Well after reading Greg's comment i figured out his view on ID :)
i agree about most of what he said, especially about being mad that they forbad students from asking questions.
This part really struck me and just kind of stayed in my mind for the rest of the article.

Starting as early as kindergarten and maybe even preschool my teachers stressed the importance of asking questions. At CPS (sorry, college prep) teachers always encourage us to ask questions, that there is no stupid question, and that it is very likely that someone else has the same question. Almost 100% of the time I have wanted to ask a question and then heard another student ask the same one, no matter how stupid I thought it was when I wanted to say it. In my opinion, there is no learning and therefore no point to school if students can't ask questions. Everyone has their own learning style and if people didn't ask questions then the teacher would be doing all the talking, and I know very few people who actually learn from teacher's who talk every second of every day.

Basically I think that not letting students ask questions should be illegal.
of course its not going to be, but I think it should be.

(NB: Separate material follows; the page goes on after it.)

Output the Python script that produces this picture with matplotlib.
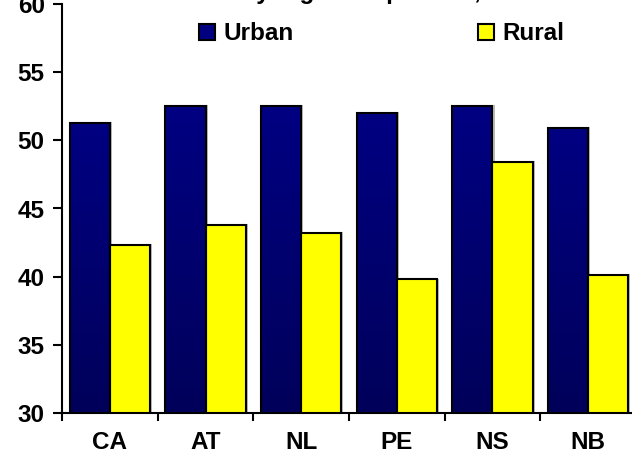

But its definitely good that this case turned out the way it did, because there could have been some serious harm done if the Judge had made the wrong decision.

Period4_Avram said...

I think the thing most resounding to me in this interview is that schol board members lied under oath. Besides this being illegal, its against the Christian faith, something they were trying to protect by integrating personal beliefs into a curriculum.

The second most astonishing thing is something both Greg and Lisa have talked about is the courageousness of the fact that kids weren't allowed to ask questions of the administrators who read the pre-written statement. This is so absolutely crazy I can't even but it into words. School is not supposed to be a center of indoctrination, it is supposed to be a place where kids can learn.

Without knowing anything more about this judge, it seems to me like he is a rare judge who goes with the facts, and doesn't legislate from the bench. The fact that we was willing to condemn the idea of Intelligent Design is amazing.